On the function: Number of prime factors of \(N\). (Q1155092)

This paper considers several problems concerning the functions \(\omega(n)\) and \(\Omega(n)\). The following are proved: 1) Let \(Q_1(x)\) be the number of \(n\leq x\) such that \(\omega(n)\leq\omega(m)\) whenever \(m\leq n\).
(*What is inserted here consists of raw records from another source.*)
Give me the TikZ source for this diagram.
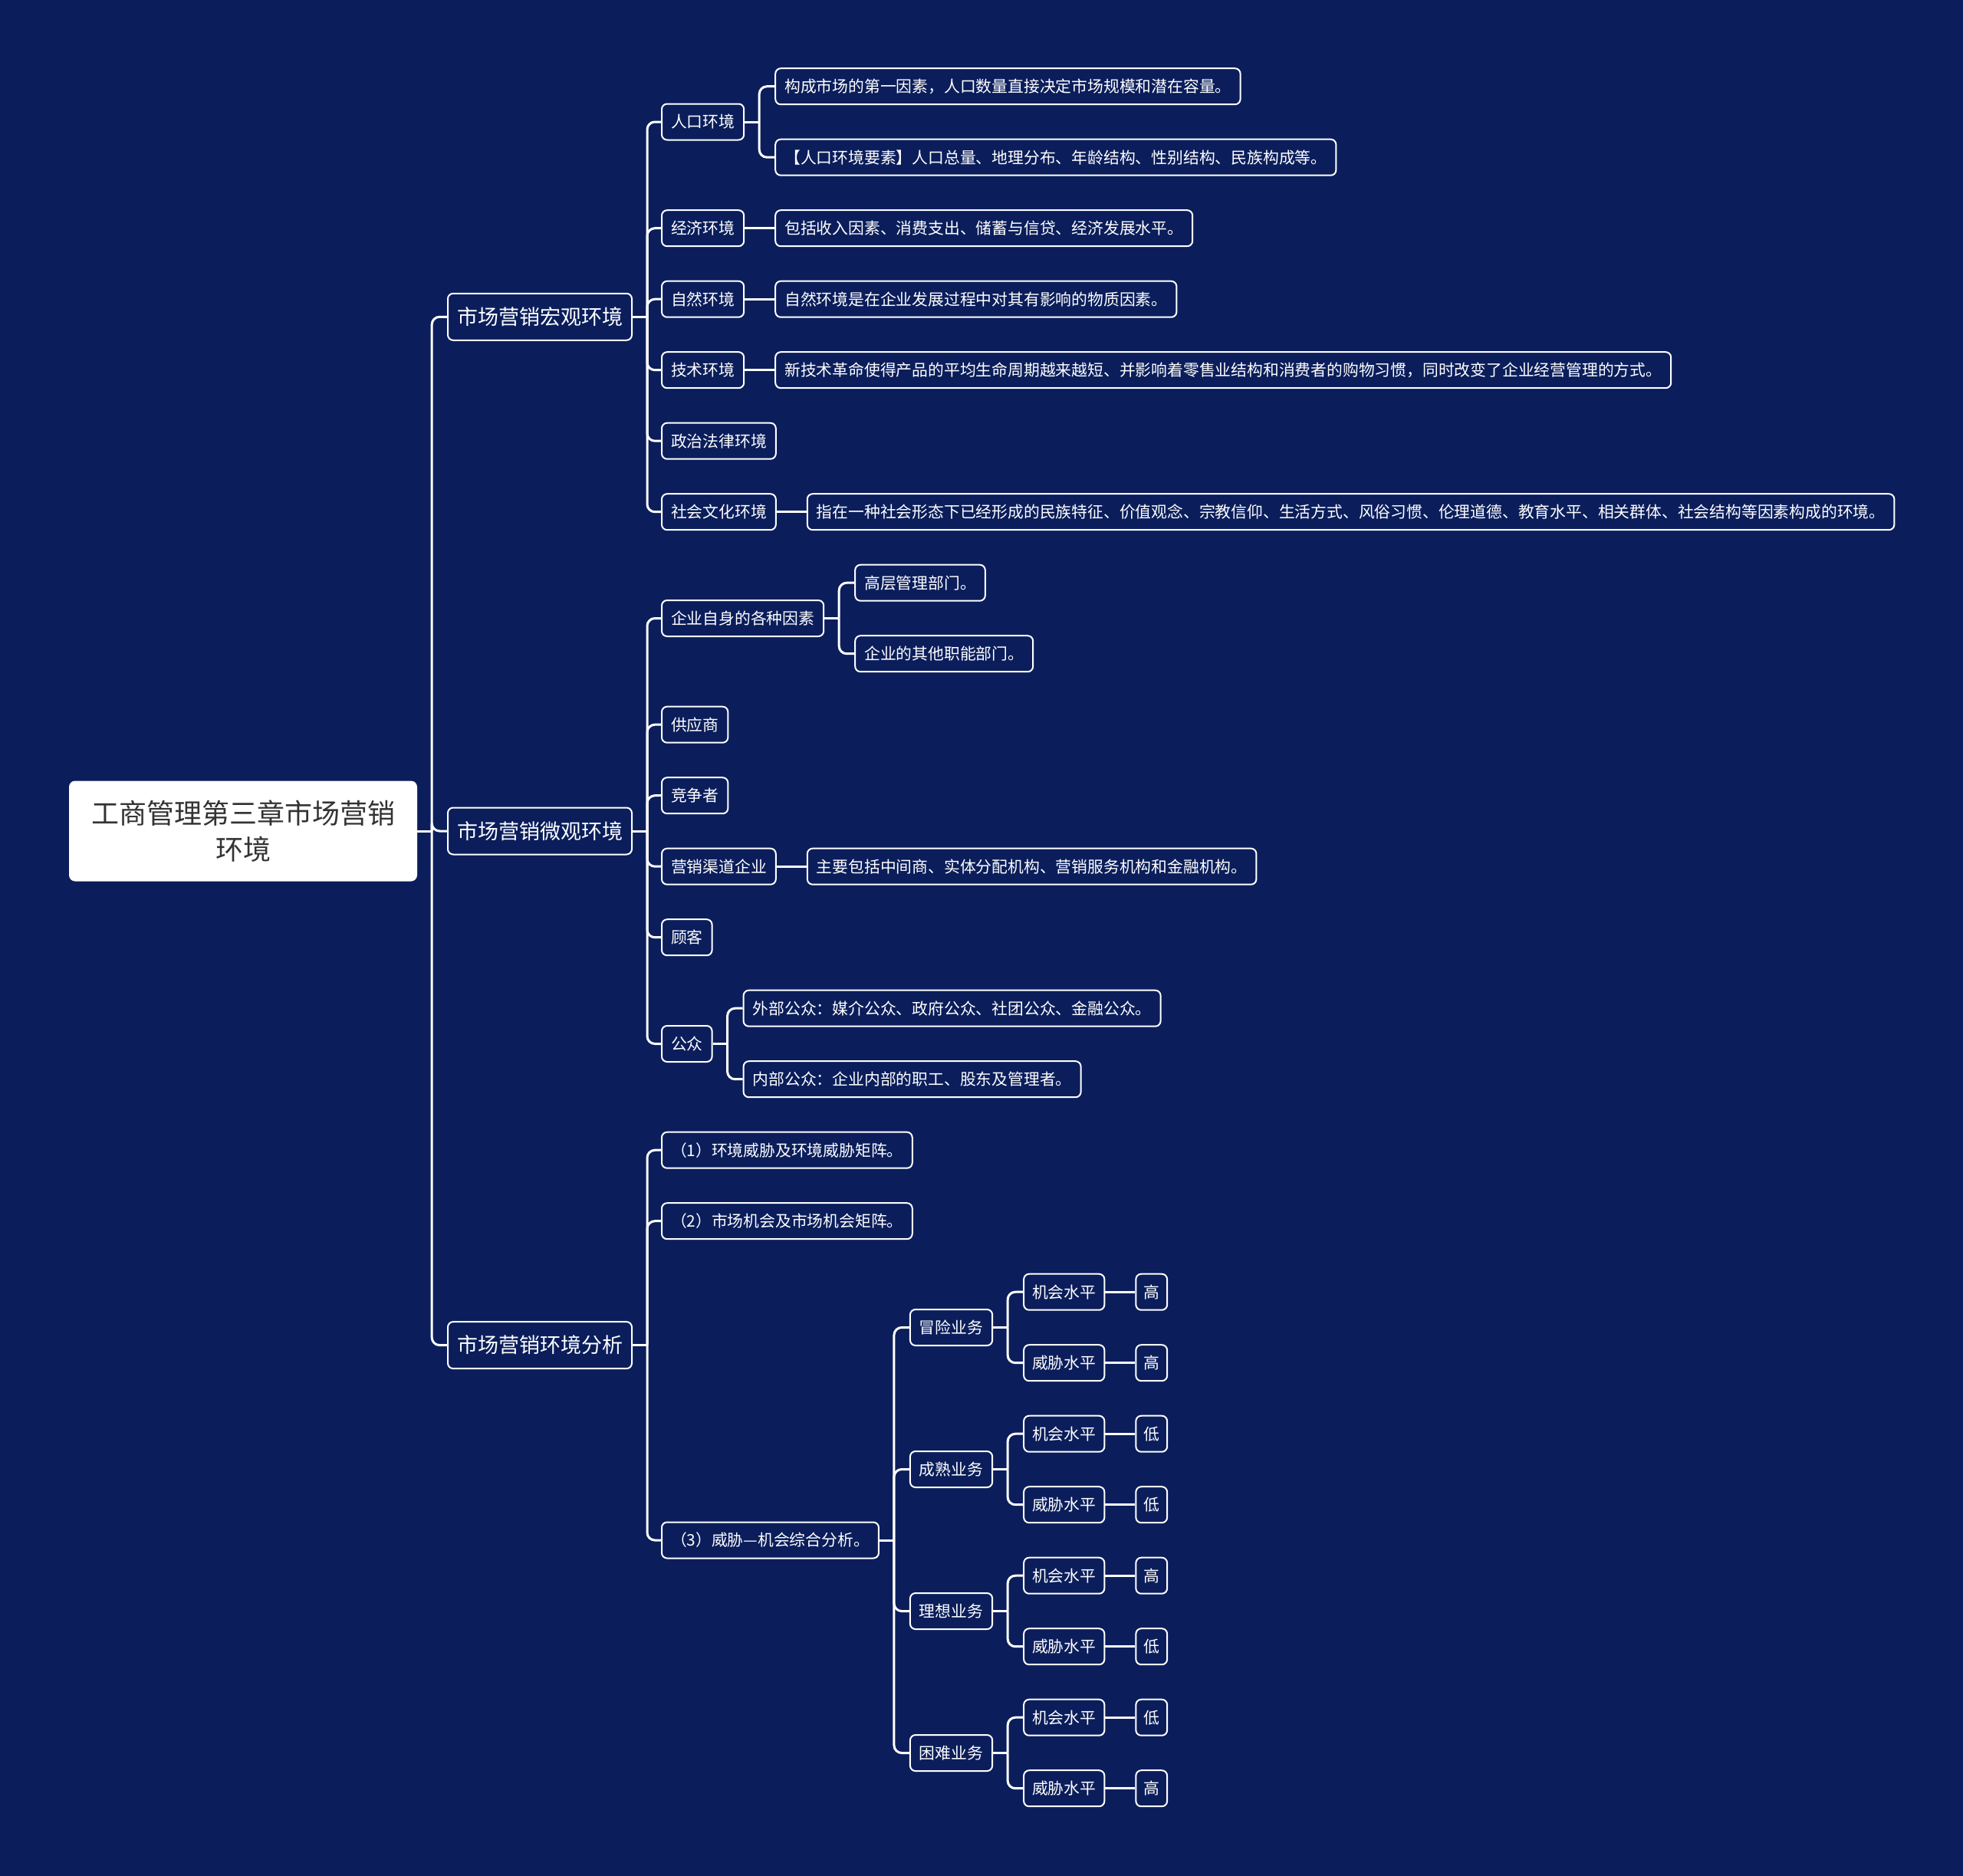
\documentclass[tikz,border=0pt]{standalone}
\usepackage{fontspec}
\setmainfont{Noto Sans CJK SC}
\usetikzlibrary{calc}
\definecolor{bgc}{HTML}{0B1E5B}
\begin{document}
\begin{tikzpicture}[x=1pt,y=-1pt,
  box/.style={draw=white, line width=2pt, fill=bgc, rounded corners=7pt, text=white,
    inner xsep=12pt, inner ysep=0pt, anchor=west},
  l2/.style={box, font=\fontsize{20.8}{24}\selectfont, text height=18.3pt, text depth=2.5pt, minimum height=47pt},
  l1/.style={box, font=\fontsize{27}{32}\selectfont, text height=23.8pt, text depth=3.2pt, minimum height=61pt},
  rootn/.style={fill=white, rounded corners=8pt, text=black!80, font=\fontsize{36}{47}\selectfont,
    minimum width=454pt, minimum height=131pt, align=center},
  cn/.style={draw=white, line width=3pt}]
\newcommand\lk[2]{\draw[cn] (#1.east) -- ++(19,0); \draw[cn, rounded corners=10pt] ([xshift=19pt]#1.east) |- (#2.west);}
\newcommand\st[2]{\draw[cn] (#1.east) -- (#2.west);}
\fill[bgc] (0,0) rectangle (2560,2447);
\useasboundingbox (0,0) rectangle (2560,2447);

\node[rootn] (r) at (317,1084) {工商管理第三章市场营销\\环境};

\node[l1] (A) at (583,413.3) {市场营销宏观环境};
\node[l1] (B) at (583,1084) {市场营销微观环境};
\node[l1] (C) at (583,1754.6) {市场营销环境分析};
\lk{r}{A}\lk{r}{B}\lk{r}{C}

% macro environment
\node[l2] (A1) at (862,159) {人口环境};
\node[l2] (A2) at (862,297.7) {经济环境};
\node[l2] (A3) at (862,390.2) {自然环境};
\node[l2] (A4) at (862,482.7) {技术环境};
\node[l2] (A5) at (862,575.2) {政治法律环境};
\node[l2] (A6) at (862,667.7) {社会文化环境};
\foreach \n in {A1,A2,A3,A4,A5,A6} {\lk{A}{\n}}

\node[l2, xshift=39pt] (A1a) at (A1.east |- 0,112.7) {构成市场的第一因素，人口数量直接决定市场规模和潜在容量。};
\node[l2, xshift=39pt] (A1b) at (A1.east |- 0,205.2) {【人口环境要素】人口总量、地理分布、年龄结构、性别结构、民族构成等。};
\lk{A1}{A1a}\lk{A1}{A1b}
\node[l2, xshift=39pt] (A2a) at (A2.east) {包括收入因素、消费支出、储蓄与信贷、经济发展水平。};
\node[l2, xshift=39pt] (A3a) at (A3.east) {自然环境是在企业发展过程中对其有影响的物质因素。};
\node[l2, xshift=39pt] (A4a) at (A4.east) {新技术革命使得产品的平均生命周期越来越短、并影响着零售业结构和消费者的购物习惯，同时改变了企业经营管理的方式。};
\node[l2, xshift=39pt] (A6a) at (A6.east) {指在一种社会形态下已经形成的民族特征、价值观念、宗教信仰、生活方式、风俗习惯、伦理道德、教育水平、相关群体、社会结构等因素构成的环境。};
\st{A2}{A2a}\st{A3}{A3a}\st{A4}{A4a}\st{A6}{A6a}

% micro environment
\node[l2] (B1) at (862,806.5) {企业自身的各种因素};
\node[l2] (B2) at (862,945.2) {供应商};
\node[l2] (B3) at (862,1037.7) {竞争者};
\node[l2] (B4) at (862,1130.2) {营销渠道企业};
\node[l2] (B5) at (862,1222.7) {顾客};
\node[l2] (B6) at (862,1361.5) {公众};
\foreach \n in {B1,B2,B3,B4,B5,B6} {\lk{B}{\n}}

\node[l2, xshift=39pt] (B1a) at (B1.east |- 0,760.2) {高层管理部门。};
\node[l2, xshift=39pt] (B1b) at (B1.east |- 0,852.7) {企业的其他职能部门。};
\lk{B1}{B1a}\lk{B1}{B1b}
\node[l2, xshift=39pt] (B4a) at (B4.east) {主要包括中间商、实体分配机构、营销服务机构和金融机构。};
\st{B4}{B4a}
\node[l2, xshift=39pt] (B6a) at (B6.east |- 0,1315.2) {外部公众：媒介公众、政府公众、社团公众、金融公众。};
\node[l2, xshift=39pt] (B6b) at (B6.east |- 0,1407.7) {内部公众：企业内部的职工、股东及管理者。};
\lk{B6}{B6a}\lk{B6}{B6b}

% analysis
\node[l2] (C1) at (862,1500.2) {（1）环境威胁及环境威胁矩阵。};
\node[l2] (C2) at (862,1592.7) {（2）市场机会及市场机会矩阵。};
\node[l2] (C3) at (862,2009) {（3）威胁—机会综合分析。};
\foreach \n in {C1,C2,C3} {\lk{C}{\n}}

\foreach \i/\nm/\y/\ya/\yb/\va/\vb in {
  1/冒险业务/1731.5/1685.2/1777.7/高/高,
  2/成熟业务/1916.5/1870.2/1962.7/低/低,
  3/理想业务/2101.5/2055.2/2147.7/高/低,
  4/困难业务/2286.5/2240.2/2332.7/低/高} {
  \node[l2, xshift=39pt] (D\i) at (C3.east |- 0,\y) {\nm};
  \lk{C3}{D\i}
  \node[l2, xshift=39pt, inner xsep=11pt] (E\i) at (D\i.east |- 0,\ya) {机会水平};
  \node[l2, xshift=39pt, inner xsep=11pt] (F\i) at (D\i.east |- 0,\yb) {威胁水平};
  \lk{D\i}{E\i}\lk{D\i}{F\i}
  \node[l2, xshift=39pt, inner xsep=10pt] (G\i) at (E\i.east) {\va};
  \node[l2, xshift=39pt, inner xsep=10pt] (H\i) at (F\i.east) {\vb};
  \st{E\i}{G\i}\st{F\i}{H\i}
}
\end{tikzpicture}
\end{document}
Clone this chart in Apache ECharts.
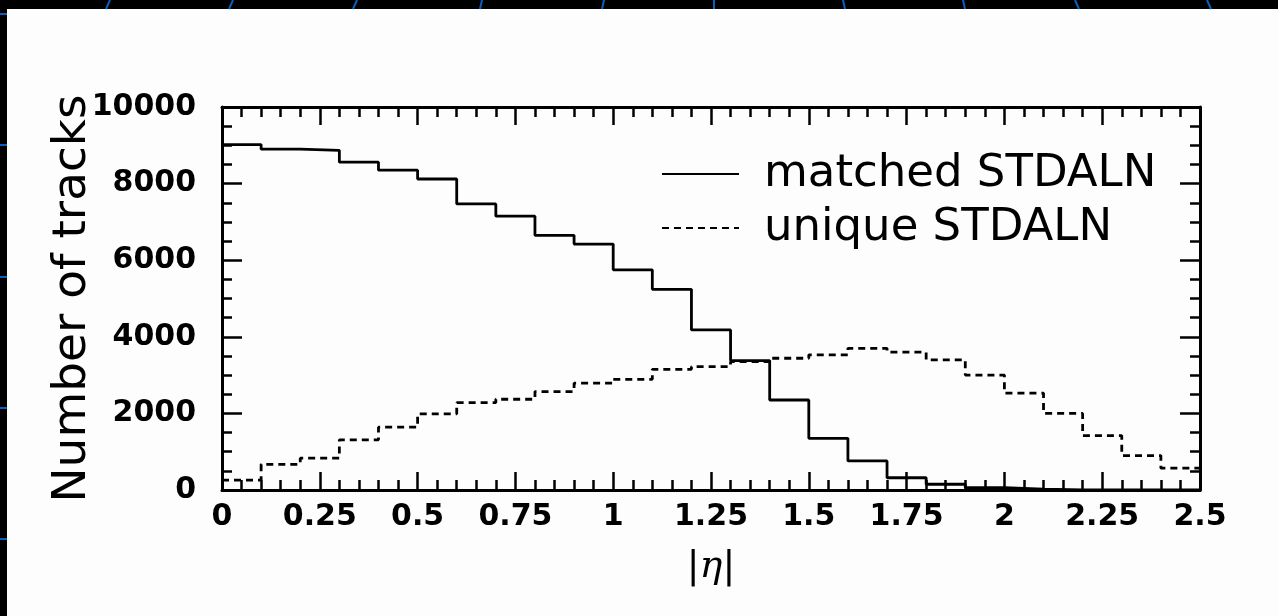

Then \((\log x)^{1/2}\ll\log Q_1(x)\ll(\log x)^{1/1}\). 2) For any fixed \(c>0\) has \[ \#\left\{n\leq x; \omega(n)>\frac{c\log x}{\log\log x}\right\}x^{1-c+O(1)}. \] 3) \(\lim\sup(\log n)^{-1}(\Omega(n)+\Omega(n+1))=(\log2)^{-1}\). 4) There exist infinitely many \(n\) for which \(m-\omega(m)<n-\omega(n)\) whenever \(m<n\) and \(m-\omega(m)>n-\omega(n)\) whenever \(m>n\). 5) If \(\alpha>1\) is constant there is an asymptotic formula for \(\#\{n\leq x; \omega(n)>\alpha\log\log x\}\), correct to within a factor \(1-O((\log\log x)^{-1})\). The methods used are largely elementary, but an ineffective result on Diophantine approximation is also needed.